■ **Exercise task**
Write out the full listing exactly as given, minus the images.
─── Data shown
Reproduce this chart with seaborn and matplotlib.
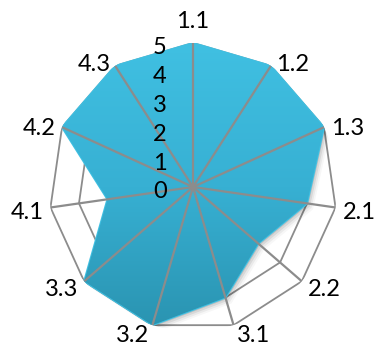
import numpy as np
import matplotlib
matplotlib.use("Agg")
import matplotlib.pyplot as plt
import matplotlib.transforms as mtransforms
from matplotlib.colors import LinearSegmentedColormap
import seaborn as sns

# Radar data: one score per criterion
categories = ["1.1", "1.2", "1.3", "2.1", "2.2", "3.1", "3.2", "3.3", "4.1", "4.2", "4.3"]
scores = [5, 5, 5, 4, 3, 4, 5, 5, 3, 5, 5]
ring_levels = [1, 2, 3, 4, 5]
radial_ticks = [0, 1, 2, 3, 4, 5]

sns.set_theme(style="white")
plt.rcParams["font.family"] = ["Lato", "DejaVu Sans"]

grid_color = "#8C8C8C"
fill_top = "#40C0E2"
fill_bottom = "#2A93B0"

n = len(categories)
angles = np.linspace(0, 2 * np.pi, n, endpoint=False)
theta_closed = np.append(angles, angles[0])
values_closed = np.append(scores, scores[0])

fig = plt.figure(figsize=(3.77, 3.43), dpi=100)
ax = fig.add_axes([49 / 377, 12 / 343, 288 / 377, 288 / 343], projection="polar")
ax.set_theta_zero_location("N")
ax.set_theta_direction(-1)
ax.set_axis_off()

# polygonal rings
for lvl in ring_levels:
    ax.plot(theta_closed, [lvl] * (n + 1), color=grid_color, lw=1.3, zorder=1)

# soft drop shadow under the filled area
for off, a in [(1.5, 0.10), (3.0, 0.07), (4.5, 0.05), (6.0, 0.03)]:
    tr = mtransforms.offset_copy(ax.transData, fig=fig, x=off, y=-off, units="dots")
    ax.fill(theta_closed, values_closed, color="black", alpha=a, lw=0,
            transform=tr, zorder=2)

# filled series with vertical gradient
patch = ax.fill(theta_closed, values_closed, color=fill_top, lw=1.5,
                ec=fill_top, joinstyle="round", zorder=3)[0]
cmap = LinearSegmentedColormap.from_list("fillgrad", [fill_top, "#37B0D3", fill_bottom])
grad = np.linspace(0, 1, 256).reshape(-1, 1)
im = ax.imshow(grad, extent=(0, 1, 0, 1), transform=ax.transAxes, cmap=cmap,
               aspect="auto", origin="upper", zorder=3.5, interpolation="bilinear")
im.set_clip_path(patch)

# spokes drawn over the fill
for th in angles:
    ax.plot([th, th], [0, 5], color=grid_color, lw=1.6, zorder=4,
            solid_capstyle="butt")

ax.set_xlim(0, 2 * np.pi)
ax.set_ylim(0, 5)

# category labels around the outer ring
for th, lab in zip(angles, categories):
    sx, cy = np.sin(th), np.cos(th)
    if abs(sx) < 0.05:
        ax.annotate(lab, xy=(th, 5), xytext=(0, 15), textcoords="offset pixels",
                    ha="center", va="baseline", fontsize=17, color="black",
                    zorder=6)
    else:
        gap = 2 + 5 * abs(sx)
        ax.annotate(lab, xy=(th, 5), xytext=(np.sign(sx) * gap, 6.2 * cy - 2.3),
                    textcoords="offset pixels", ha="left" if sx > 0 else "right",
                    va="center_baseline", fontsize=17, color="black", zorder=6)

# radial value labels beside the first axis
for r in radial_ticks:
    ax.annotate(str(r), xy=(0, r), xytext=(-33, -3), textcoords="offset pixels",
                ha="center", va="center_baseline", fontsize=17, color="black",
                zorder=6)

fig.savefig("out.png", dpi=100)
──────
■ **Answer to the exercise**
Reproduce this chart with seaborn and matplotlib.
import numpy as np
import matplotlib
matplotlib.use("Agg")
import matplotlib.pyplot as plt
import matplotlib.transforms as mtransforms
from matplotlib.colors import LinearSegmentedColormap
import seaborn as sns

# Radar data: one score per criterion
categories = ["1.1", "1.2", "1.3", "2.1", "2.2", "3.1", "3.2", "3.3", "4.1", "4.2", "4.3"]
scores = [5, 5, 5, 4, 3, 4, 5, 5, 3, 5, 5]
ring_levels = [1, 2, 3, 4, 5]
radial_ticks = [0, 1, 2, 3, 4, 5]

sns.set_theme(style="white")
plt.rcParams["font.family"] = ["Lato", "DejaVu Sans"]

grid_color = "#8C8C8C"
fill_top = "#40C0E2"
fill_bottom = "#2A93B0"

n = len(categories)
angles = np.linspace(0, 2 * np.pi, n, endpoint=False)
theta_closed = np.append(angles, angles[0])
values_closed = np.append(scores, scores[0])

fig = plt.figure(figsize=(3.77, 3.43), dpi=100)
ax = fig.add_axes([49 / 377, 12 / 343, 288 / 377, 288 / 343], projection="polar")
ax.set_theta_zero_location("N")
ax.set_theta_direction(-1)
ax.set_axis_off()

# polygonal rings
for lvl in ring_levels:
    ax.plot(theta_closed, [lvl] * (n + 1), color=grid_color, lw=1.3, zorder=1)

# soft drop shadow under the filled area
for off, a in [(1.5, 0.10), (3.0, 0.07), (4.5, 0.05), (6.0, 0.03)]:
    tr = mtransforms.offset_copy(ax.transData, fig=fig, x=off, y=-off, units="dots")
    ax.fill(theta_closed, values_closed, color="black", alpha=a, lw=0,
            transform=tr, zorder=2)

# filled series with vertical gradient
patch = ax.fill(theta_closed, values_closed, color=fill_top, lw=1.5,
                ec=fill_top, joinstyle="round", zorder=3)[0]
cmap = LinearSegmentedColormap.from_list("fillgrad", [fill_top, "#37B0D3", fill_bottom])
grad = np.linspace(0, 1, 256).reshape(-1, 1)
im = ax.imshow(grad, extent=(0, 1, 0, 1), transform=ax.transAxes, cmap=cmap,
               aspect="auto", origin="upper", zorder=3.5, interpolation="bilinear")
im.set_clip_path(patch)

# spokes drawn over the fill
for th in angles:
    ax.plot([th, th], [0, 5], color=grid_color, lw=1.6, zorder=4,
            solid_capstyle="butt")

ax.set_xlim(0, 2 * np.pi)
ax.set_ylim(0, 5)

# category labels around the outer ring
for th, lab in zip(angles, categories):
    sx, cy = np.sin(th), np.cos(th)
    if abs(sx) < 0.05:
        ax.annotate(lab, xy=(th, 5), xytext=(0, 15), textcoords="offset pixels",
                    ha="center", va="baseline", fontsize=17, color="black",
                    zorder=6)
    else:
        gap = 2 + 5 * abs(sx)
        ax.annotate(lab, xy=(th, 5), xytext=(np.sign(sx) * gap, 6.2 * cy - 2.3),
                    textcoords="offset pixels", ha="left" if sx > 0 else "right",
                    va="center_baseline", fontsize=17, color="black", zorder=6)

# radial value labels beside the first axis
for r in radial_ticks:
    ax.annotate(str(r), xy=(0, r), xytext=(-33, -3), textcoords="offset pixels",
                ha="center", va="center_baseline", fontsize=17, color="black",
                zorder=6)

fig.savefig("out.png", dpi=100)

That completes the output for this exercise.